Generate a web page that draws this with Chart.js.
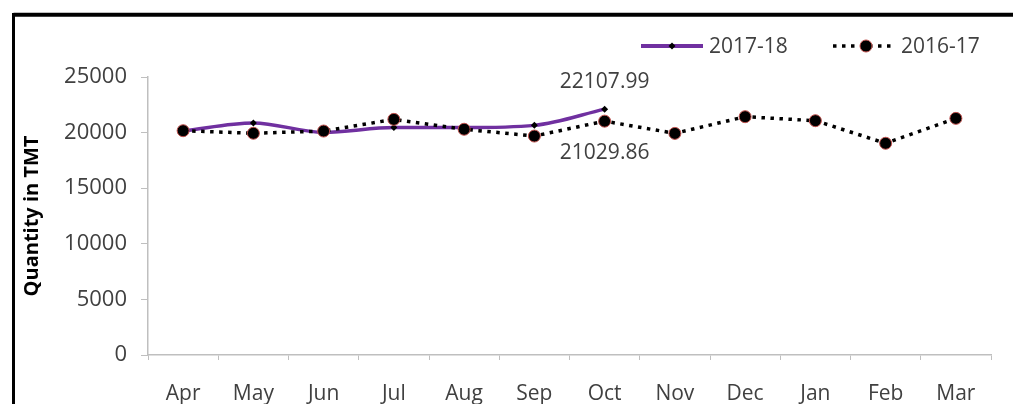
<!DOCTYPE html>
<html>
<head>
<meta charset="utf-8">
<script src="https://cdn.jsdelivr.net/npm/chart.js@4.4.0/dist/chart.umd.min.js"></script>
<style>
  html, body { margin: 0; padding: 0; background: #fff; }
  #wrap { position: relative; width: 1013px; height: 404px; overflow: hidden; }
  canvas { display: block; }
</style>
</head>
<body>
<div id="wrap"><canvas id="c" width="1013" height="404"></canvas></div>
<script>
// ---- data ----
const categories = ['Apr', 'May', 'Jun', 'Jul', 'Aug', 'Sep', 'Oct', 'Nov', 'Dec', 'Jan', 'Feb', 'Mar'];
const series1718 = [20150, 20870, 20020, 20450, 20450, 20650, 22107.99];
const series1617 = [20170, 19940, 20140, 21190, 20300, 19690, 21029.86, 19930, 21430, 21070, 19040, 21280];
const seriesNames = ['2017-18', '2016-17'];
const yTicks = [0, 5000, 10000, 15000, 20000, 25000];
const annotated = [
  { series: 0, index: 6, text: '22107.99', where: 'above' },
  { series: 1, index: 6, text: '21029.86', where: 'below' }
];

const FONT = "'Open Sans', 'Liberation Sans', sans-serif";
const TEXT = '#404040';
const AXIS = '#bfbfbf';
const PURPLE = '#7030a0';

const extras = {
  id: 'extras',
  afterDatasetsDraw(chart) {
    const ctx = chart.ctx;
    ctx.save();
    ctx.font = "21px " + FONT;
    ctx.fillStyle = TEXT;
    ctx.textAlign = 'center';
    ctx.textBaseline = 'middle';
    annotated.forEach(a => {
      const meta = chart.getDatasetMeta(a.series);
      const pt = meta.data[a.index];
      const y = a.where === 'above' ? pt.y - 27 : pt.y + 32;
      ctx.fillText(a.text, pt.x, y);
    });
    ctx.restore();
  },
  afterDraw(chart) {
    const ctx = chart.ctx;
    ctx.save();
    // frame
    ctx.strokeStyle = '#000';
    ctx.lineWidth = 4;
    ctx.beginPath();
    ctx.moveTo(1020, 14.8);
    ctx.lineTo(13.5, 14.8);
    ctx.stroke();
    ctx.lineWidth = 3;
    ctx.beginPath();
    ctx.moveTo(13.5, 13);
    ctx.lineTo(13.5, 410);
    ctx.stroke();

    // legend
    const ly = 46;
    ctx.font = "21px " + FONT;
    ctx.textAlign = 'left';
    ctx.textBaseline = 'middle';
    // 2017-18
    ctx.strokeStyle = PURPLE;
    ctx.lineWidth = 4;
    ctx.beginPath();
    ctx.moveTo(641, ly); ctx.lineTo(703, ly); ctx.stroke();
    ctx.fillStyle = '#000';
    ctx.beginPath();
    ctx.moveTo(672, ly - 3.5); ctx.lineTo(675.5, ly); ctx.lineTo(672, ly + 3.5); ctx.lineTo(668.5, ly); ctx.closePath();
    ctx.fill();
    ctx.fillStyle = TEXT;
    ctx.fillText(seriesNames[0], 709, ly + 1);
    // 2016-17
    ctx.strokeStyle = '#000';
    ctx.lineWidth = 3.5;
    ctx.setLineDash([3.5, 5.5]);
    ctx.beginPath();
    ctx.moveTo(833, ly); ctx.lineTo(895, ly); ctx.stroke();
    ctx.setLineDash([]);
    ctx.beginPath();
    ctx.arc(866, ly, 6, 0, Math.PI * 2);
    ctx.fillStyle = '#000';
    ctx.fill();
    ctx.lineWidth = 1;
    ctx.strokeStyle = '#c0504d';
    ctx.stroke();
    ctx.fillStyle = TEXT;
    ctx.fillText(seriesNames[1], 901, ly + 1);
    ctx.restore();
  }
};

new Chart(document.getElementById('c'), {
  type: 'line',
  data: {
    labels: categories,
    datasets: [
      {
        label: seriesNames[0],
        data: series1718,
        borderColor: PURPLE,
        borderWidth: 3.5,
        tension: 0.4,
        cubicInterpolationMode: 'monotone',
        pointStyle: 'rectRot',
        pointRadius: 3.5,
        pointBackgroundColor: '#000',
        pointBorderColor: '#000',
        pointBorderWidth: 0,
        fill: false,
        order: 1
      },
      {
        label: seriesNames[1],
        data: series1617,
        borderColor: '#000',
        borderWidth: 3.5,
        borderDash: [3.5, 5.5],
        borderCapStyle: 'butt',
        tension: 0,
        pointStyle: 'circle',
        pointRadius: 6,
        pointBackgroundColor: '#000',
        pointBorderColor: '#c0504d',
        pointBorderWidth: 1,
        fill: false,
        order: 0
      }
    ]
  },
  options: {
    responsive: false,
    animation: false,
    events: [],
    layout: { padding: { top: 77, right: 22, left: 0, bottom: 0 } },
    plugins: { legend: { display: false }, tooltip: { enabled: false }, title: { display: false } },
    scales: {
      x: {
        type: 'category',
        offset: true,
        grid: { display: true, offset: true, drawOnChartArea: false, drawTicks: true, tickLength: 5, color: AXIS, lineWidth: 1 },
        border: { display: true, color: AXIS, width: 1.5 },
        ticks: { color: TEXT, font: { family: FONT, size: 21 }, padding: 21, autoSkip: false, maxRotation: 0, minRotation: 0 },
        afterFit(scale) { scale.height = 49; }
      },
      y: {
        min: 0,
        max: 25000,
        afterBuildTicks(scale) { scale.ticks = yTicks.map(v => ({ value: v })); },
        grid: { display: true, drawOnChartArea: false, drawTicks: true, tickLength: 7, color: AXIS, lineWidth: 1 },
        border: { display: true, color: AXIS, width: 1.5 },
        ticks: { color: TEXT, font: { family: FONT, size: 22 }, padding: 14, callback: v => String(v) },
        title: { display: true, text: 'Quantity in TMT', color: '#000', font: { family: FONT, size: 20, weight: 'bold' }, padding: { top: 20, bottom: 0 } },
        afterFit(scale) { scale.width = 148; }
      }
    }
  },
  plugins: [extras]
});
</script>
</body>
</html>
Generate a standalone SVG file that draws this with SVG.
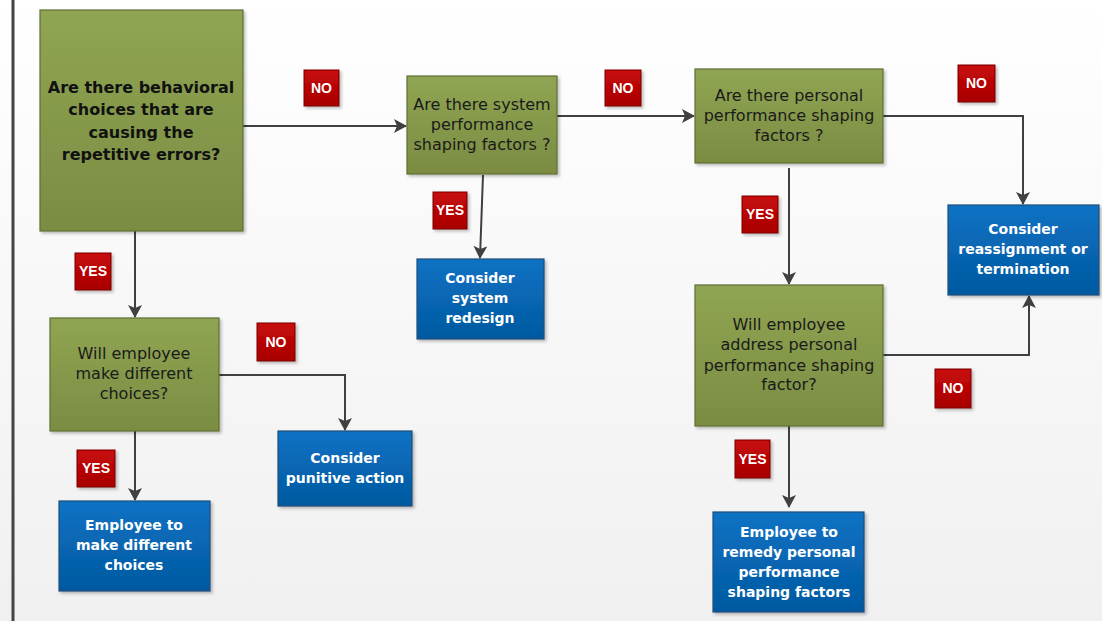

──────────

### Task brief:
Your copy should match the entries exactly, minus the pictures.

### Task response:
Generate a web page that draws this with Chart.js.
<!DOCTYPE html>
<html>
<head>
<meta charset="utf-8">
<script src="https://cdn.jsdelivr.net/npm/chart.js@4.4.0/dist/chart.umd.min.js"></script>
<style>
  html, body { margin: 0; padding: 0; background: #fff; }
  #wrap { position: relative; width: 1013px; height: 404px; overflow: hidden; }
  canvas { display: block; }
</style>
</head>
<body>
<div id="wrap"><canvas id="c" width="1013" height="404"></canvas></div>
<script>
// ---- data ----
const categories = ['Apr', 'May', 'Jun', 'Jul', 'Aug', 'Sep', 'Oct', 'Nov', 'Dec', 'Jan', 'Feb', 'Mar'];
const series1718 = [20150, 20870, 20020, 20450, 20450, 20650, 22107.99];
const series1617 = [20170, 19940, 20140, 21190, 20300, 19690, 21029.86, 19930, 21430, 21070, 19040, 21280];
const seriesNames = ['2017-18', '2016-17'];
const yTicks = [0, 5000, 10000, 15000, 20000, 25000];
const annotated = [
  { series: 0, index: 6, text: '22107.99', where: 'above' },
  { series: 1, index: 6, text: '21029.86', where: 'below' }
];

const FONT = "'Open Sans', 'Liberation Sans', sans-serif";
const TEXT = '#404040';
const AXIS = '#bfbfbf';
const PURPLE = '#7030a0';

const extras = {
  id: 'extras',
  afterDatasetsDraw(chart) {
    const ctx = chart.ctx;
    ctx.save();
    ctx.font = "21px " + FONT;
    ctx.fillStyle = TEXT;
    ctx.textAlign = 'center';
    ctx.textBaseline = 'middle';
    annotated.forEach(a => {
      const meta = chart.getDatasetMeta(a.series);
      const pt = meta.data[a.index];
      const y = a.where === 'above' ? pt.y - 27 : pt.y + 32;
      ctx.fillText(a.text, pt.x, y);
    });
    ctx.restore();
  },
  afterDraw(chart) {
    const ctx = chart.ctx;
    ctx.save();
    // frame
    ctx.strokeStyle = '#000';
    ctx.lineWidth = 4;
    ctx.beginPath();
    ctx.moveTo(1020, 14.8);
    ctx.lineTo(13.5, 14.8);
    ctx.stroke();
    ctx.lineWidth = 3;
    ctx.beginPath();
    ctx.moveTo(13.5, 13);
    ctx.lineTo(13.5, 410);
    ctx.stroke();

    // legend
    const ly = 46;
    ctx.font = "21px " + FONT;
    ctx.textAlign = 'left';
    ctx.textBaseline = 'middle';
    // 2017-18
    ctx.strokeStyle = PURPLE;
    ctx.lineWidth = 4;
    ctx.beginPath();
    ctx.moveTo(641, ly); ctx.lineTo(703, ly); ctx.stroke();
    ctx.fillStyle = '#000';
    ctx.beginPath();
    ctx.moveTo(672, ly - 3.5); ctx.lineTo(675.5, ly); ctx.lineTo(672, ly + 3.5); ctx.lineTo(668.5, ly); ctx.closePath();
    ctx.fill();
    ctx.fillStyle = TEXT;
    ctx.fillText(seriesNames[0], 709, ly + 1);
    // 2016-17
    ctx.strokeStyle = '#000';
    ctx.lineWidth = 3.5;
    ctx.setLineDash([3.5, 5.5]);
    ctx.beginPath();
    ctx.moveTo(833, ly); ctx.lineTo(895, ly); ctx.stroke();
    ctx.setLineDash([]);
    ctx.beginPath();
    ctx.arc(866, ly, 6, 0, Math.PI * 2);
    ctx.fillStyle = '#000';
    ctx.fill();
    ctx.lineWidth = 1;
    ctx.strokeStyle = '#c0504d';
    ctx.stroke();
    ctx.fillStyle = TEXT;
    ctx.fillText(seriesNames[1], 901, ly + 1);
    ctx.restore();
  }
};

new Chart(document.getElementById('c'), {
  type: 'line',
  data: {
    labels: categories,
    datasets: [
      {
        label: seriesNames[0],
        data: series1718,
        borderColor: PURPLE,
        borderWidth: 3.5,
        tension: 0.4,
        cubicInterpolationMode: 'monotone',
        pointStyle: 'rectRot',
        pointRadius: 3.5,
        pointBackgroundColor: '#000',
        pointBorderColor: '#000',
        pointBorderWidth: 0,
        fill: false,
        order: 1
      },
      {
        label: seriesNames[1],
        data: series1617,
        borderColor: '#000',
        borderWidth: 3.5,
        borderDash: [3.5, 5.5],
        borderCapStyle: 'butt',
        tension: 0,
        pointStyle: 'circle',
        pointRadius: 6,
        pointBackgroundColor: '#000',
        pointBorderColor: '#c0504d',
        pointBorderWidth: 1,
        fill: false,
        order: 0
      }
    ]
  },
  options: {
    responsive: false,
    animation: false,
    events: [],
    layout: { padding: { top: 77, right: 22, left: 0, bottom: 0 } },
    plugins: { legend: { display: false }, tooltip: { enabled: false }, title: { display: false } },
    scales: {
      x: {
        type: 'category',
        offset: true,
        grid: { display: true, offset: true, drawOnChartArea: false, drawTicks: true, tickLength: 5, color: AXIS, lineWidth: 1 },
        border: { display: true, color: AXIS, width: 1.5 },
        ticks: { color: TEXT, font: { family: FONT, size: 21 }, padding: 21, autoSkip: false, maxRotation: 0, minRotation: 0 },
        afterFit(scale) { scale.height = 49; }
      },
      y: {
        min: 0,
        max: 25000,
        afterBuildTicks(scale) { scale.ticks = yTicks.map(v => ({ value: v })); },
        grid: { display: true, drawOnChartArea: false, drawTicks: true, tickLength: 7, color: AXIS, lineWidth: 1 },
        border: { display: true, color: AXIS, width: 1.5 },
        ticks: { color: TEXT, font: { family: FONT, size: 22 }, padding: 14, callback: v => String(v) },
        title: { display: true, text: 'Quantity in TMT', color: '#000', font: { family: FONT, size: 20, weight: 'bold' }, padding: { top: 20, bottom: 0 } },
        afterFit(scale) { scale.width = 148; }
      }
    }
  },
  plugins: [extras]
});
</script>
</body>
</html>
Generate a standalone SVG file that draws this with SVG.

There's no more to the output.